This is actually a follow-up to yesterday’s report on the pushback from “low-level employees” at the Cincinnati office of the IRS, but an important one. Reuters took a look through the transcripts of an interview with agent Elizabeth Hofacre, who named Carter Hull as an HQ-based attorney who helped craft the questions that harassed conservative groups applying for tax-exempt status.
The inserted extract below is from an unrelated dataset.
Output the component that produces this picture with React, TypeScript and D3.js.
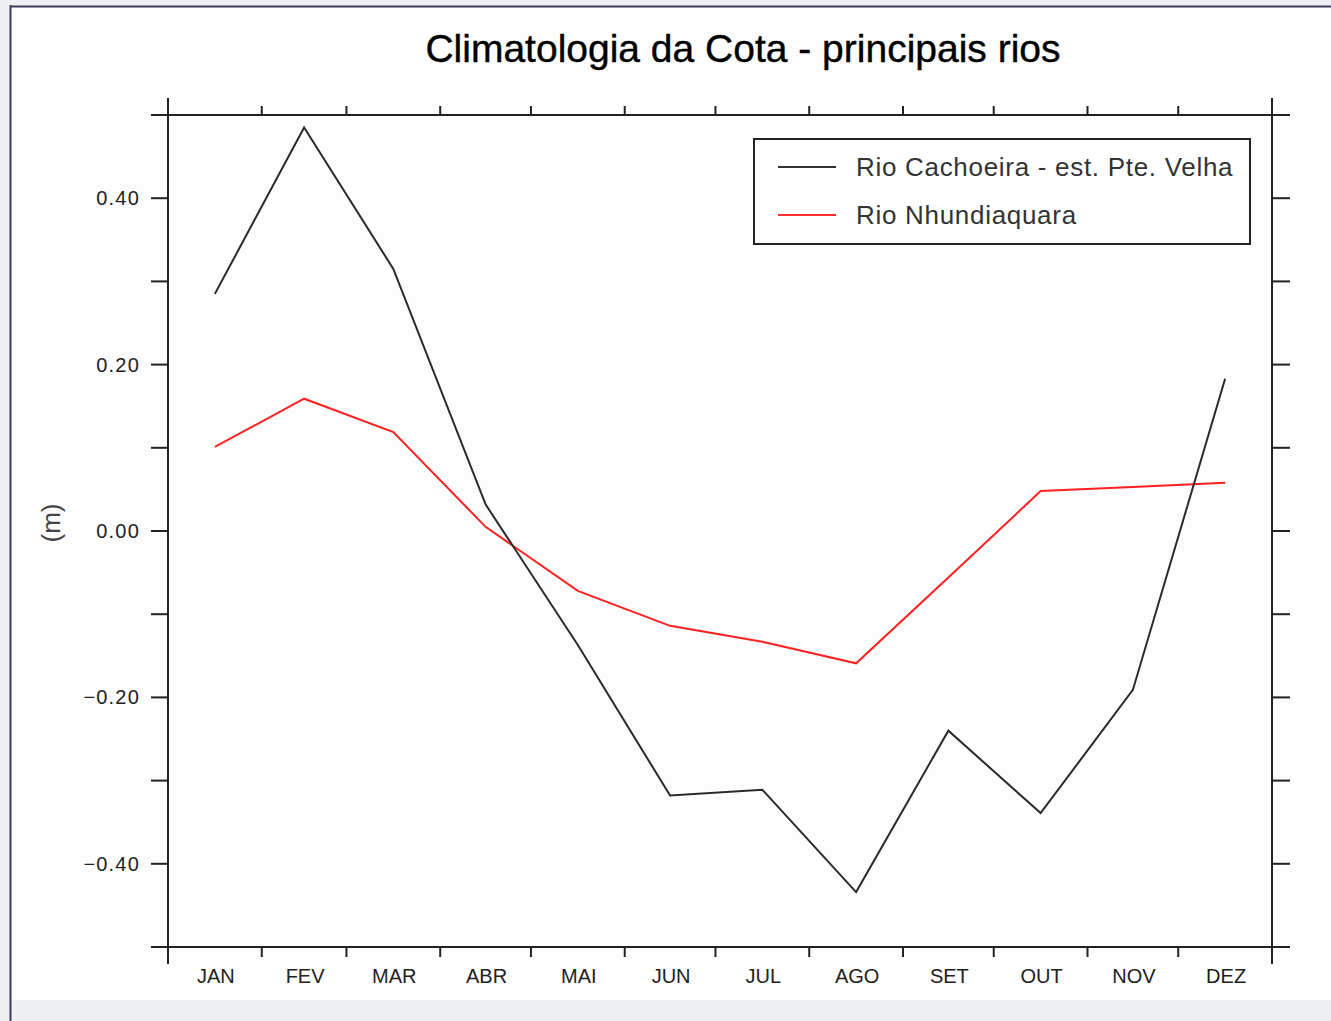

While officials like Lois Lerner, Steve Miller, and Douglas Shulman claimed that no one in Washington knew what was going on in Cincinnati until 2011 at the earliest, a misaddressed e-mail from Hofacre inadvertently notified a number of DC officials a year earlier than previously admitted:
A misfired email from a U.S. Internal Revenue Service employee in Cincinnati alerted a number of Washington IRS officials that extra scrutiny was being placed on conservative groups in July 2010, a year earlier than previously acknowledged, according to interviews with IRS workers by congressional investigators. …
The transcripts show that in July 2010, Elizabeth Hofacre, an IRS official in Cincinnati who was coordinating “emerging issues” for the agency’s tax-exempt unit, was corresponding with Washington-based IRS tax attorney Carter Hull.
In April 2010 Hofacre had been put in charge of handling tax-exempt status applications from conservative groups by her Cincinnati supervisor.
She was asked to summarize her initial findings in a spreadsheet and notify a small group of colleagues, including some staff in the Washington tax-exempt unit. However, she sent her email to a larger number of people in Washington by accident.
“Everybody in DC got it by mistake,” Hofacre said in the transcripts. She later clarified that she did not mean all officials but those in the IRS Exempt Organizations Rulings and Agreements unit.
Would none of those officials have alerted higher management after getting an e-mail like that by accident? That seems pretty unlikely, unless political targeting was so widespread as to keep it from being newsworthy. If that’s the case, then all of these officials have a lot more explaining to do either way. So will Shulman, who told Congress categorically in March 2012, more than a year and a half later, that no targeting was taking place when it now is apparent that IRS HQ knew full well it was.
Of course, there is one sure way to find out — subpoena everyone copied on Hofacre’s e-mail. Ask each of them if they found the content disturbing enough to notify their supervisors or managers. If they did, subpoena them and ask them what they did about it. Go high enough up the ladder and investigators will eventually get to Lois Lerner, Douglas Shulman, Steven Miller, and maybe even above them.